I did a SW simulation (FEA) training course last week, and was able to play with Flow Simulation during breaks. So I modelled a venturi tube, inlet and outlet diameter of 5m, throat diameter of 1m and a free air speed of 5m/s.

I don't know how good the flow sim is, but the results still, IMO, show what Greg and Grubt have been saying about the operation of a vnturi tube wind generator.

For some reason I cannot use the on-line venturi calculator. But I will give an estimate.

Ignoring other effects the flow velocity will increase in proportion to the square of the diameter change - ie V2/V1 = (D1/D2)^2

Thus, for an initial velocity of 5m/s and a change in diameter from 5m to 1m the flow velocity in the throat is 125m/s.

So, to compare Power.

In the free stream the power is P = 0.5 * rho * pi*D^2/4*V^3*eff = 0.5*1.2*pi*25/4*125*0.4 = 0.59kW

In the throat of the venturi the power is P = 0.5*1.2*pi*1/4*1953125*0.4 = 368kW.

But if we look at the flow simulation results:

We can see that the air velocity is much reduced before the air enters the tube, the stagnation zone, and the maximum flow velocity at the throat is 10.678m/s - someway below the theoretical predicted.

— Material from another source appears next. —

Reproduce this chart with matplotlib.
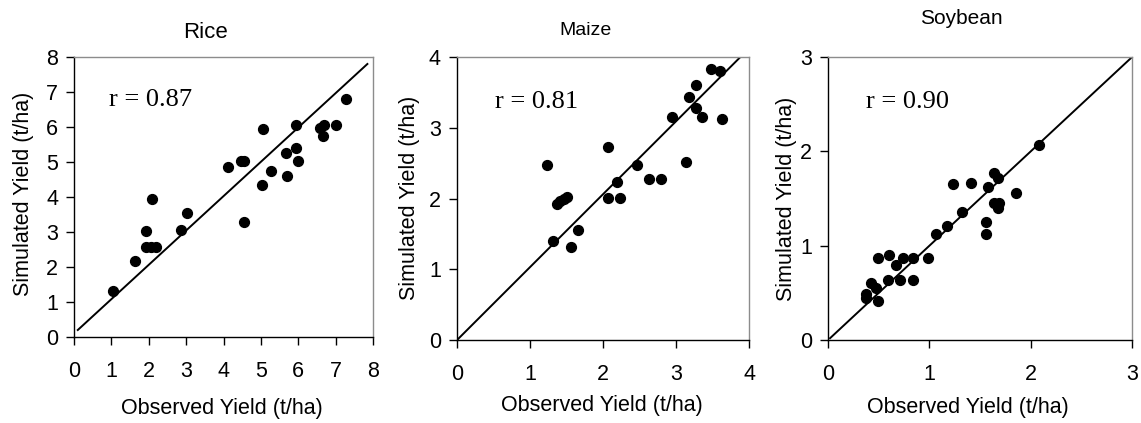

The air flow in teh entrance part of the pipe has dropped from the free stream velocity of 5m/s to around 15-2.5m/s.

Plugging that back into the equation P = 0.5*1.2*pi*1/4*10.768^2*0.4 = 0.23kW

The power available at the throat is much reduced (to about 30%) due to aerodynamic considerations.

This diagram is of flow trajectories, and it shows that on the exit side of the venturi there is some turbulance.

This diagram also shows that the diameter of free air that actually works its way through teh venturi is much smaller than the entrance diameter of 5m.